A backstory to the 2023 Asbury Revival

I hadn’t written about a key backstory to the February outpouring at Asbury because I hadn’t known it. But racial justice was an important element in the events leading up to the outpouring. I did mention the dream I had a few years earlier, where surmounting racial prejudice would be a key test of the genuineness of the revival that God would send. But I didn’t know about the event that preceded the general outpouring by one day. (And those involved were too humble to tell me if I didn’t ask!)

February is Black History Month in the United States. Kevin Brown, president of Asbury University, and a local pastor were leading a large reading group at the university. On February 7, 2023, Jesus followers from diverse ethnic backgrounds were giving readings from the Jessamine County archives—from slaveholders’ wills. Hearing the actual sales of slaves highlighted the injustice and suffering that happened right here. At least one descendant of those local slaves, Ben Black, was in the room.

Georges Dumaine was part of the university’s gospel choir but not aware of the reading group. He got a call from Ben Black noting that someone who had been scheduled to sing the Black National Anthem for the event had to cancel. Ben therefore asked Georges to come sing it instead. “When do you need me there?” Georges asked. “In about twenty minutes,” came the reply.

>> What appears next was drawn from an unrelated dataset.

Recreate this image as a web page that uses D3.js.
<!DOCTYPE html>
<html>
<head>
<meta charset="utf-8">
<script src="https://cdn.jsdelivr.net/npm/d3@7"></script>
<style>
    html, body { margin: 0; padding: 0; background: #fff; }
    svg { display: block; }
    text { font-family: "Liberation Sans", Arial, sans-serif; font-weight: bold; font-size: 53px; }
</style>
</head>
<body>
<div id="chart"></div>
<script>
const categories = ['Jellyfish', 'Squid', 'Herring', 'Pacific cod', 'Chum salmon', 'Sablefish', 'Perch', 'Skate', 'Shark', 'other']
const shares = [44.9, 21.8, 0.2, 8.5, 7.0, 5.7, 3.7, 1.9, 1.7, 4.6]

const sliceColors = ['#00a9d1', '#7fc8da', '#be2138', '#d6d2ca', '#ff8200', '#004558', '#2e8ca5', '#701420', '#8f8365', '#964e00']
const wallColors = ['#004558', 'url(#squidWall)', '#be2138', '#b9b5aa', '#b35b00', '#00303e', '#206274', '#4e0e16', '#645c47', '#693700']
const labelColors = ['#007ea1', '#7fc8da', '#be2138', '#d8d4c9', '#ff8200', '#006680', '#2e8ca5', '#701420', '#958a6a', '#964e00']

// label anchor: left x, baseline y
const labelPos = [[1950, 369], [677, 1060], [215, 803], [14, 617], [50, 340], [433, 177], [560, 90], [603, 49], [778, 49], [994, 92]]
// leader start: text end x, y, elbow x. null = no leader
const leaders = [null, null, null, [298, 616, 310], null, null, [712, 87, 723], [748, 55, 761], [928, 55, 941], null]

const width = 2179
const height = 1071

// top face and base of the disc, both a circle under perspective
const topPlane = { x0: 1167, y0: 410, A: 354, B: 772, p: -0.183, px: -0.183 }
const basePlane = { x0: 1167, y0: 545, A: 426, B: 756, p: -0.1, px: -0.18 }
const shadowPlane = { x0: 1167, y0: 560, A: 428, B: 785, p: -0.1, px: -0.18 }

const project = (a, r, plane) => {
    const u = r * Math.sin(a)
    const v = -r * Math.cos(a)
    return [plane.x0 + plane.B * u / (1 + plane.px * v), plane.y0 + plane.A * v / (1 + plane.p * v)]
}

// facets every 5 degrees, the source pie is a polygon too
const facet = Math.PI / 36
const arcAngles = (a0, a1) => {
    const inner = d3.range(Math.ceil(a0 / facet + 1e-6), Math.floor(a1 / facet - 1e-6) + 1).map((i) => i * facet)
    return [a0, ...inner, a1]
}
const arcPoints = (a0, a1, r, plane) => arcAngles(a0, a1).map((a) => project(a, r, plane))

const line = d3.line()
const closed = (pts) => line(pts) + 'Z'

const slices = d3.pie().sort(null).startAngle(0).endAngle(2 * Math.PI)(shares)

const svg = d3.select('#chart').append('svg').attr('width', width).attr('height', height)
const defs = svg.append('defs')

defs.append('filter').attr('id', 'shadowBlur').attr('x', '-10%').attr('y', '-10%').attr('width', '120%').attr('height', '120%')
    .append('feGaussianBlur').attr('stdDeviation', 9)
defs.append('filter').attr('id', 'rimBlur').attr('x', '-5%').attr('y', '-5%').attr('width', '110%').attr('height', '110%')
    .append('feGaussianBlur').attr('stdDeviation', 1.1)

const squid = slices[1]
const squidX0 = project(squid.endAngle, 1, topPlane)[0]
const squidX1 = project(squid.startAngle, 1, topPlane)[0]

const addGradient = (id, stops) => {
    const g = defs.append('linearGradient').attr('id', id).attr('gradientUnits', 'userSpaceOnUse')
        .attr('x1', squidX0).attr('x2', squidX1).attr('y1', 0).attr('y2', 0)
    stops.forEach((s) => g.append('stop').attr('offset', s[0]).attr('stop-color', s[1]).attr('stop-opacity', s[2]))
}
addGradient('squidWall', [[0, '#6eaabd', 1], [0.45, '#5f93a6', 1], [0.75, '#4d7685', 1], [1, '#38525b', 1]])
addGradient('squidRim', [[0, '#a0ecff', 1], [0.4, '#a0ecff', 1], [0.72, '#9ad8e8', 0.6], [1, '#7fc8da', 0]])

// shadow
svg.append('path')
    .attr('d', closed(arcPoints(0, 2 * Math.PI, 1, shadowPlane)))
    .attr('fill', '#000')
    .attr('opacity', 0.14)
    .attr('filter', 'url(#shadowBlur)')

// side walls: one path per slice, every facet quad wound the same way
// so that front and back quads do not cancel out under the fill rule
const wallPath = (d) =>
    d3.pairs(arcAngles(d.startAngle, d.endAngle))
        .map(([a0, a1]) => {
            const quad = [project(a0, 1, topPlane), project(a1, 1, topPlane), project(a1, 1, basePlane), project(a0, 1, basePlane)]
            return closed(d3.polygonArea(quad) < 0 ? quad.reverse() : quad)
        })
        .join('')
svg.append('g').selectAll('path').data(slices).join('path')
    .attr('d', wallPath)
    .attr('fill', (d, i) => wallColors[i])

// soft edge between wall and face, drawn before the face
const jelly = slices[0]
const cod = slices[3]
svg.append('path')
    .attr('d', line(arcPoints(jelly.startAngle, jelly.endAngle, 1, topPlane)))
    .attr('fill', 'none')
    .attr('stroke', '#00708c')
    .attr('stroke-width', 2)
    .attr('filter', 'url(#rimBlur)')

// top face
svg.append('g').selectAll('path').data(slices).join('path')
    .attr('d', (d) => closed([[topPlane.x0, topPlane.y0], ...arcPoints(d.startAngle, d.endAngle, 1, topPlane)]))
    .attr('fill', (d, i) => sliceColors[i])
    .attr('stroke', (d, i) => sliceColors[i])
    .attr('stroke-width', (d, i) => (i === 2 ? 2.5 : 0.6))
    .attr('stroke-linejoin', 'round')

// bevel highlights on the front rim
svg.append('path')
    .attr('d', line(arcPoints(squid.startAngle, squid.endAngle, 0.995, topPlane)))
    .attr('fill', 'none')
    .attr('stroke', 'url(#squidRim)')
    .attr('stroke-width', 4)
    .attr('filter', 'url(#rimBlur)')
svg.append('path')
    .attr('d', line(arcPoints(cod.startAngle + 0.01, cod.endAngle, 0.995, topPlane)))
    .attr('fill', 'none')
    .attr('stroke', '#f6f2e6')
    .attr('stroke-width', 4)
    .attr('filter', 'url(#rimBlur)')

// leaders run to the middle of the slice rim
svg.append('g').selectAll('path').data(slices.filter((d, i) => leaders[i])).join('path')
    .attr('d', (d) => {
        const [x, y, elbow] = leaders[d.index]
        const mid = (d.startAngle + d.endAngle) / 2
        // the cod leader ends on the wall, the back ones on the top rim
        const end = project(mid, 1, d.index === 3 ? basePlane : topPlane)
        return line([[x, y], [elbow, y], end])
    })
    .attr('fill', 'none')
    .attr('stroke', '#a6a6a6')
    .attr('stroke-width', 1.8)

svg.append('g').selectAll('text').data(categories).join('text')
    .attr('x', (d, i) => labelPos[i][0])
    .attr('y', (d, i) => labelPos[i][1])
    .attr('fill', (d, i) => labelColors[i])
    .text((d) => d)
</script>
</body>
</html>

James Weldon Johnson, author of the Black National Anthem (Lift Every Voice and Sing), saturated the song with biblical allusions, pointing to the true place of restoration. Although Georges experienced a regular sense of God’s presence over the years, as he sang this anthem he experienced God’s Spirit more dramatically than he had in twenty-five years. Despite attempts to hold back his emotion, weeping wracked his frame for the next thirty to forty minutes as he was overwhelmed with the sense of God’s holiness. He felt God declaring that God had listened to the reading; the suffering of these slaves mattered to him.

That night at the gospel choir rehearsal they prayed, as they and others often did, for revival to revisit the campus. The next morning, he and Lena Marlowe (whom I mentioned in earlier posts about the outpouring) were scheduled to sing Mighty One. As they sang, Georges began to feel the same overwhelming sense of the Spirit he had experienced the preceding day, and he struggled to restrain himself; losing it in front of 1500 students there for a mandatory chapel seemed more a breach of propriety than losing it in front of 80 people the day before.

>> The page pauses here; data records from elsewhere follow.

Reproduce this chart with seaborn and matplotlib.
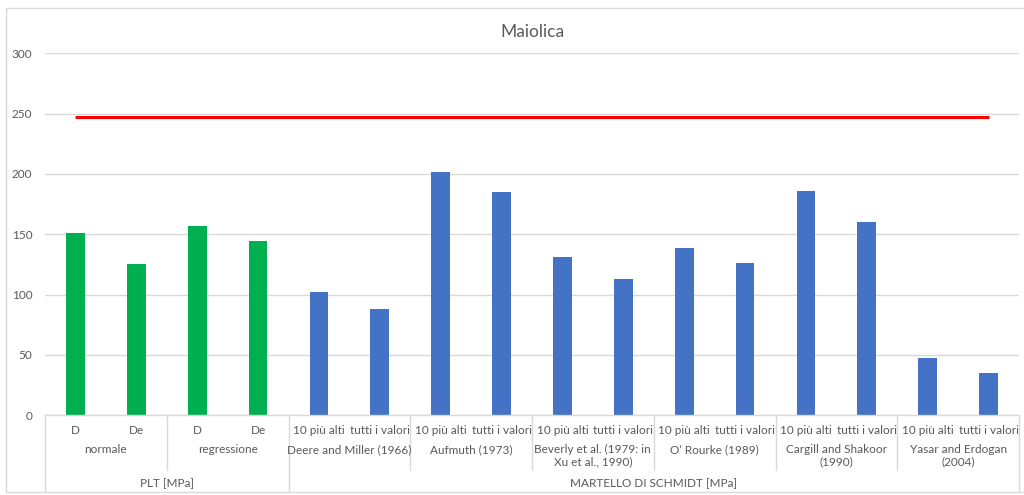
import numpy as np
import pandas as pd
import matplotlib
matplotlib.use("Agg")
import matplotlib.pyplot as plt
import seaborn as sns
from matplotlib.transforms import blended_transform_factory
from matplotlib.patches import Rectangle

# ---- data ----
title = "Maiolica"
plt_leaf = ["D", "De", "D", "De"]
plt_groups = ["normale", "regressione"]
plt_values = [151, 125, 157, 144]

schmidt_leaf = ["10 più alti", "tutti i valori"] * 6
schmidt_groups = [
    "Deere and Miller (1966)",
    "Aufmuth (1973)",
    "Beverly et al. (1979: in\nXu et al., 1990)",
    "O’ Rourke (1989)",
    "Cargill and Shakoor\n(1990)",
    "Yasar and Erdogan\n(2004)",
]
schmidt_values = [102, 88, 202, 185, 131, 113, 139, 126, 186, 160, 47, 35]

methods = ["PLT [MPa]", "MARTELLO DI SCHMIDT [MPa]"]
limit_value = 247
y_ticks = [0, 50, 100, 150, 200, 250, 300]

# ---- table ----
leaf = plt_leaf + schmidt_leaf
values = plt_values + schmidt_values
method = [methods[0]] * len(plt_values) + [methods[1]] * len(schmidt_values)
df = pd.DataFrame({"pos": np.arange(len(values)), "value": values, "method": method})

# ---- style ----
sns.set_theme(style="white")
plt.rcParams["font.family"] = ["Lato", "DejaVu Sans"]
text_color = "#595959"
line_color = "#d9d9d9"

W, H = 1024, 495
fig = plt.figure(figsize=(W / 100, H / 100), dpi=100)
ax = fig.add_axes([45 / W, 1 - 415 / H, (1019 - 45) / W, (415 - 53.5) / H])

sns.barplot(data=df, x="pos", y="value", hue="method",
            palette={methods[0]: "#00B050", methods[1]: "#4472C4"},
            dodge=False, width=0.31, saturation=1, linewidth=0,
            legend=False, ax=ax)

n = len(values)
ax.plot([0, n - 1], [limit_value, limit_value], color="#FF0000", lw=2.2,
        solid_capstyle="butt", zorder=3)

ax.set_xlim(-0.5, n - 0.5)
ax.set_ylim(0, 300)
ax.set_yticks(y_ticks)
ax.yaxis.grid(True, color=line_color, lw=1)
ax.set_axisbelow(True)
ax.tick_params(axis="y", length=0, pad=9, labelsize=8.5, labelcolor=text_color)
ax.set_xticks([])
ax.set_xlabel("")
ax.set_ylabel("")
for side in ["left", "right", "top"]:
    ax.spines[side].set_visible(False)
ax.spines["bottom"].set_color(line_color)
ax.spines["bottom"].set_linewidth(1)

ax.set_title(title, fontsize=12.5, color=text_color, y=1.0, pad=12)

# ---- multi-level category axis ----
tr = blended_transform_factory(ax.transData, fig.transFigure)


def fy(px):
    return 1 - px / H


fs = 8.5
for i, lab in enumerate(leaf):
    ax.text(i, fy(430), lab, transform=tr, ha="center", va="center",
            fontsize=fs, color=text_color, clip_on=False)

groups = plt_groups + schmidt_groups
for g, lab in enumerate(groups):
    ax.text(2 * g + 0.5, fy(444), lab, transform=tr, ha="center", va="top",
            fontsize=fs, color=text_color, clip_on=False, linespacing=1.1)

method_spans = [(0, len(plt_values)), (len(plt_values), n)]
for (a, b), lab in zip(method_spans, methods):
    ax.text((a + b - 1) / 2, fy(484), lab, transform=tr, ha="center", va="center",
            fontsize=fs, color=text_color, clip_on=False)

# separators between groups
outer = {-0.5, len(plt_values) - 0.5, n - 0.5}
for k in range(0, n + 1, 2):
    xb = k - 0.5
    bottom = 492 if xb in outer else 470
    ax.plot([xb, xb], [fy(415), fy(bottom)], transform=tr, color=line_color,
            lw=1, clip_on=False)

# chart frame
fig.patches.append(Rectangle((6 / W, fy(492)), 1.1, fy(8) - fy(492),
                             transform=fig.transFigure, fill=False,
                             edgecolor=line_color, lw=1))

fig.savefig("out.png", dpi=100)
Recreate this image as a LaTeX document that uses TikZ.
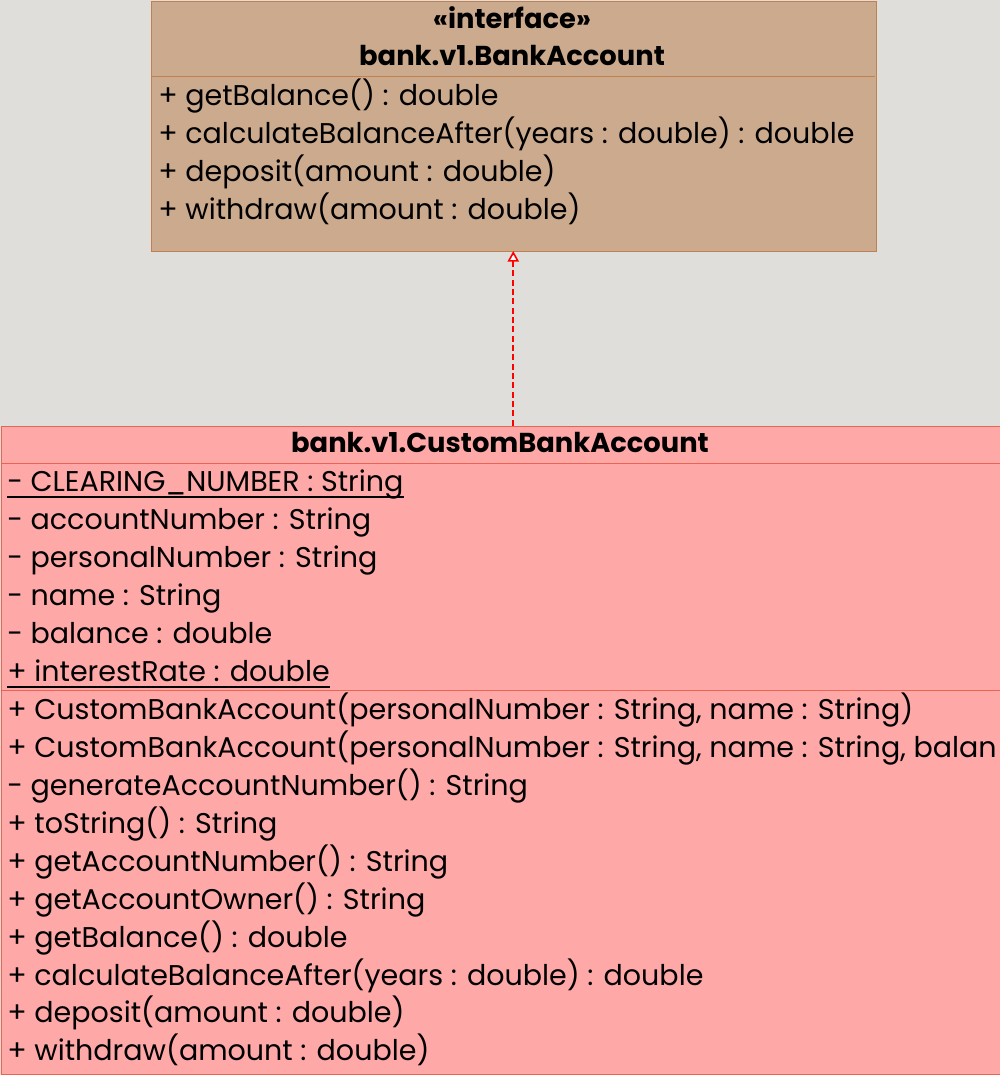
\documentclass[tikz,border=0pt]{standalone}
\usepackage{fontspec}
\setmainfont{Poppins}
\usetikzlibrary{arrows.meta,positioning}
\definecolor{bgcol}{HTML}{DFDEDA}
\definecolor{ifill}{HTML}{CCAA8E}
\definecolor{iline}{HTML}{C0804F}
\definecolor{cfill}{HTML}{FFA8A8}
\definecolor{cline}{HTML}{EA6452}
\definecolor{rline}{HTML}{FF0000}
\tikzset{
  box/.style={rectangle,inner sep=0pt,anchor=north west},
  mem/.style={anchor=base west,inner sep=0pt,font=\fontsize{21.4}{21}\selectfont},
  ttl/.style={anchor=base,inner sep=0pt,font=\fontsize{20.5}{21}\selectfont\bfseries},
  uline/.style={line width=1.4pt},
  real/.style={color=rline,line width=1.2pt,dash pattern=on 4.5pt off 2.5pt},
}
\begin{document}
\begin{tikzpicture}[x=0.75pt,y=-0.75pt]
\fill[bgcol] (0,0) rectangle (1000,1075);
\useasboundingbox (0,0) rectangle (1000,1075);
% interface
\node[box,fill=ifill,draw=iline,minimum width=543.75pt,minimum height=187.5pt] (ba) at (150.5,0.5) {};
\draw[iline] (150.5,76) -- (874.5,76);
\node[ttl] (st) at (512,28) {«interface»};
\node[ttl] (bn) at (512,65) {bank.v1.BankAccount};
\node[mem] (b1) at (158,105) {+ getBalance() : double};
\node[mem] (b2) at (158,143) {+ calculateBalanceAfter(years : double) : double};
\node[mem] (b3) at (158,181) {+ deposit(amount : double)};
\node[mem] (b4) at (158,219) {+ withdraw(amount : double)};
% class
\node[box,fill=cfill,draw=cline,minimum width=749.25pt,minimum height=486pt] (cba) at (0.5,425.5) {};
\draw[cline] (0.5,463) -- (999.5,463);
\draw[cline] (0.5,690) -- (999.5,690);
\node[ttl] (cn) at (500,452) {bank.v1.CustomBankAccount};
\node[mem] (a1) at (7,491) {- CLEARING\_NUMBER : String};
\node[mem] (a2) at (7,529) {- accountNumber : String};
\node[mem] (a3) at (7,567) {- personalNumber : String};
\node[mem] (a4) at (7,605) {- name : String};
\node[mem] (a5) at (7,643) {- balance : double};
\node[mem] (a6) at (7,681) {+ interestRate : double};
\draw[uline] ([yshift=-4.5pt]a1.base west) -- ([yshift=-4.5pt]a1.base east);
\draw[uline] ([yshift=-4.5pt]a6.base west) -- ([yshift=-4.5pt]a6.base east);
\node[mem] (m1) at (7,719) {+ CustomBankAccount(personalNumber : String, name : String)};
\node[mem] (m2) at (7,757) {+ CustomBankAccount(personalNumber : String, name : String, balan};
\node[mem] (m3) at (7,795) {- generateAccountNumber() : String};
\node[mem] (m4) at (7,833) {+ toString() : String};
\node[mem] (m5) at (7,871) {+ getAccountNumber() : String};
\node[mem] (m6) at (7,909) {+ getAccountOwner() : String};
\node[mem] (m7) at (7,947) {+ getBalance() : double};
\node[mem] (m8) at (7,985) {+ calculateBalanceAfter(years : double) : double};
\node[mem] (m9) at (7,1022) {+ deposit(amount : double)};
\node[mem] (m10) at (7,1060) {+ withdraw(amount : double)};
% realization
\draw[real,-{Triangle[open,fill=white,length=8pt,width=8.5pt]}] (ba.south |- cba.north) -- (ba.south);
\end{tikzpicture}
\end{document}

As the service closed, however, the gospel choir sang again, this time the song called The Goodness of God. Now God’s presence was palpable, and they again sang Mighty One, this time for perhaps thirty to forty minutes, just seeking to minister to the Lord, as Ben Black played on the piano. So immersed were they in worship that they lost track of time. When Ben’s wife Madeline finally insisted that Georges drink some water, he was surprised to learn that it was now 10 pm. They had been caught up in worship.

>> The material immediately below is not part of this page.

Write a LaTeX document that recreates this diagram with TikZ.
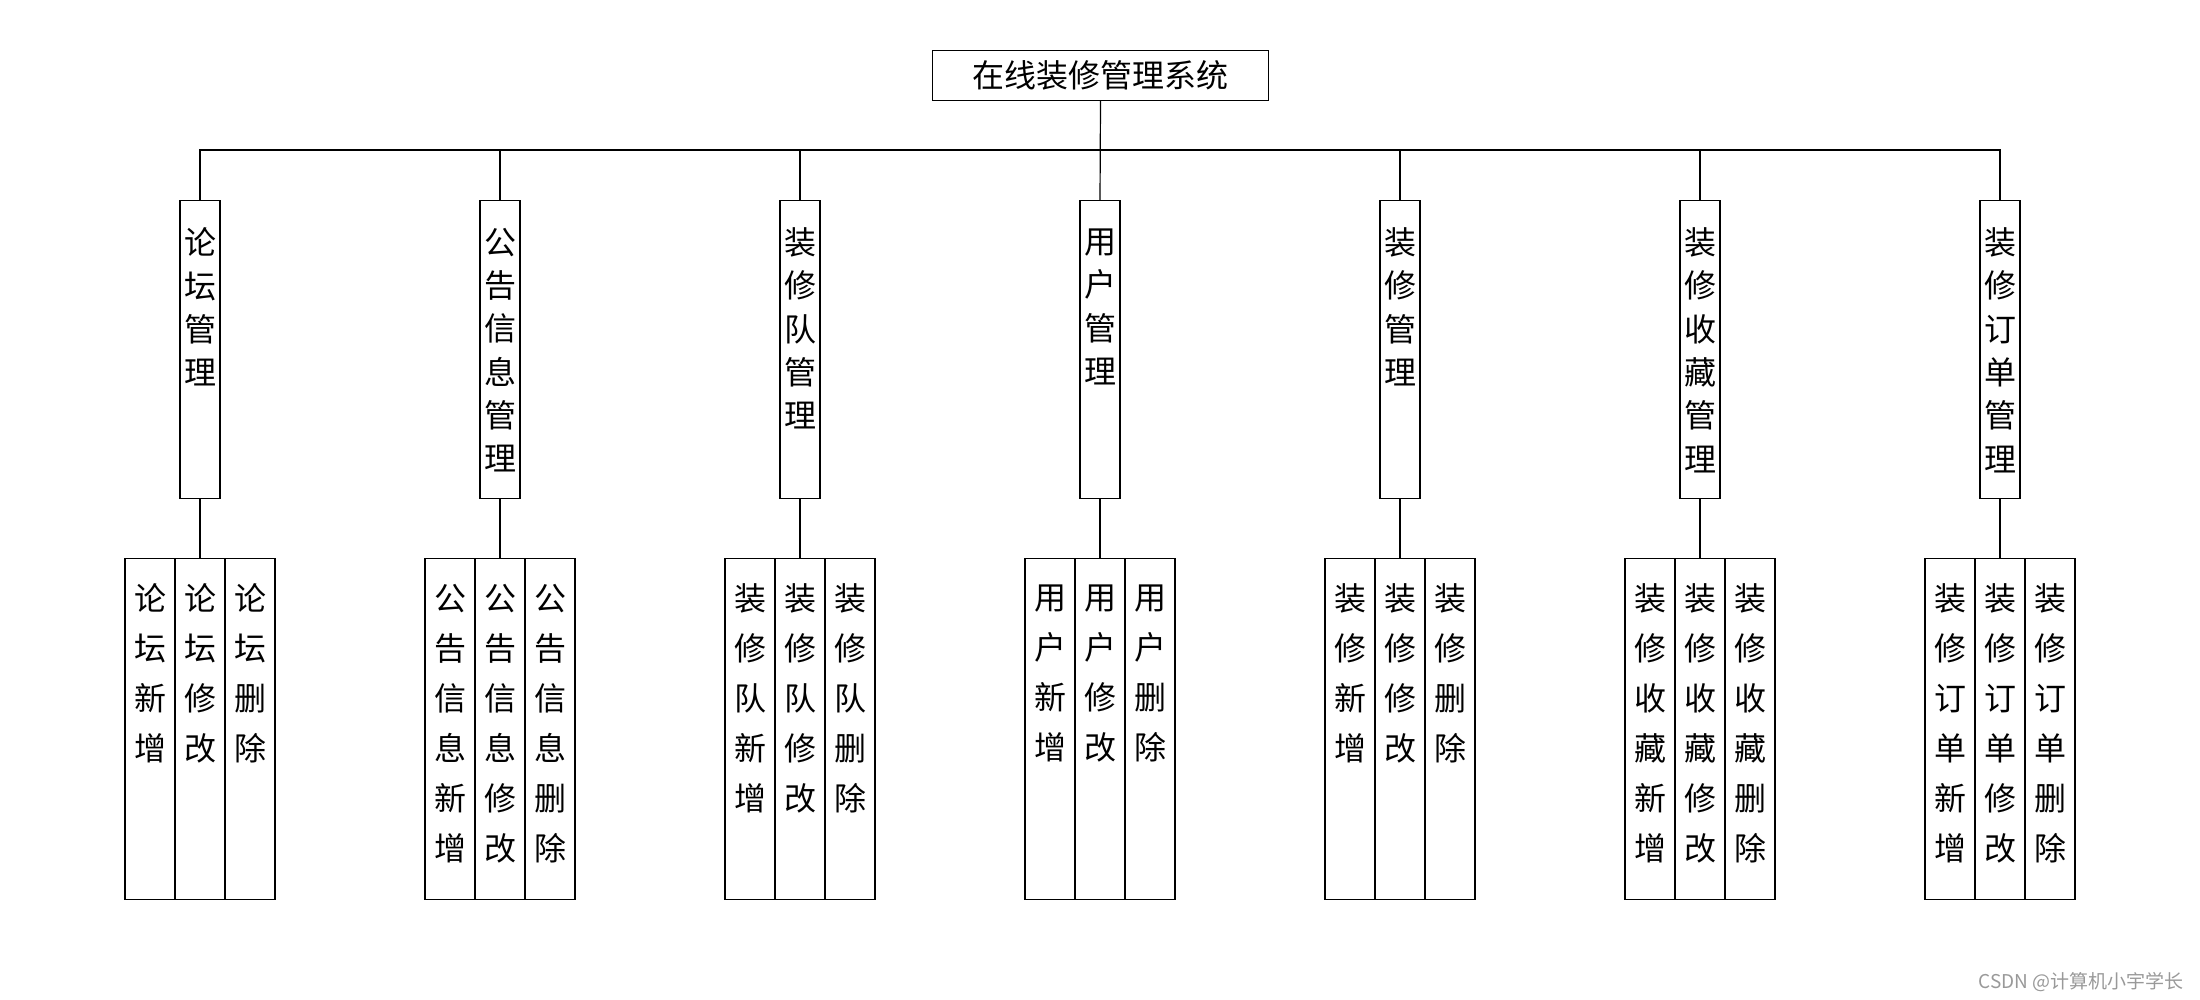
\documentclass[tikz,border=0pt]{standalone}
\usepackage{fontspec}
\newfontfamily\cjk{Noto Sans CJK SC}
\begin{document}
\begin{tikzpicture}[x=1pt,y=-1pt,line width=1.2pt,
  topbox/.style={draw, inner sep=0, minimum width=336pt, minimum height=50pt, font=\cjk\fontsize{32}{38}\selectfont},
  midbox/.style={draw, inner sep=0, minimum width=40pt, minimum height=298pt, anchor=north},
  leafbox/.style={draw, inner sep=0, minimum width=50pt, minimum height=341pt, anchor=north},
  midtext/.style={inner sep=0, align=center, font=\cjk\fontsize{32}{43.3}\selectfont},
  leaftext/.style={inner sep=0, align=center, font=\cjk\fontsize{32}{50}\selectfont},
  watermark/.style={inner sep=0, anchor=east, text=black!40, font=\cjk\fontsize{19}{22}\selectfont}]
\useasboundingbox (0,0) rectangle (2200,1000);
\node[topbox] (top) at (1100.5,75.5) {在线装修管理系统};
\coordinate (bus) at (1100,150);
\foreach \i/\p/\n [evaluate=\i as \x using 200+300*(\i-1),
                   evaluate=\n as \ym using 242+(\n-1)*21.65,
                   evaluate=\n as \yl using 598.3+(\n-1)*25] in
  {1/{论\\坛}/4, 2/{公\\告\\信\\息}/6, 3/{装\\修\\队}/5, 4/{用\\户}/4,
   5/{装\\修}/4, 6/{装\\修\\收\\藏}/6, 7/{装\\修\\订\\单}/6}{
  \node[midbox] (m\i) at (\x,200) {};
  \node[midtext] (mt\i) at (\x,\ym) {\p\\管\\理};
  \node[leafbox] (l\i-a) at (\x-50,558) {};
  \node[leafbox] (l\i-b) at (\x,558) {};
  \node[leafbox] (l\i-c) at (\x+50,558) {};
  \node[leaftext] (lt\i-a) at (\x-50,\yl) {\p\\新\\增};
  \node[leaftext] (lt\i-b) at (\x,\yl) {\p\\修\\改};
  \node[leaftext] (lt\i-c) at (\x+50,\yl) {\p\\删\\除};
  \draw (m\i.south) -- (l\i-b.north);
}
\draw (top.south) -- (m4.north);
\draw (m1.north) -- (m1.north |- bus) -- (m7.north |- bus) -- (m7.north);
\foreach \i in {2,3,5,6}{
  \draw (m\i.north) -- (m\i.north |- bus);
}
\node[watermark] (wm) at (2184,982) {CSDN @计算机小宇学长};
\end{tikzpicture}
\end{document}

As we now know, the worship (along with some preaching, testimonies and other elements) continued for more than two weeks. It seems no coincidence, though, that February 8 followed February 7—as Christians in this community gathered to acknowledge and repent for racial injustices. God cares about those slaves sold over 100 years ago, just like God cared about the cries of generations of slaves in Egypt (Exod 2:23). God longs to bless his people. Sometimes, it may be turning a blind eye to our heritage of sin keeps us from experiencing his heart for us. Humbling ourselves to acknowledge and turn from wrongs committed opens us up to God’s mercy.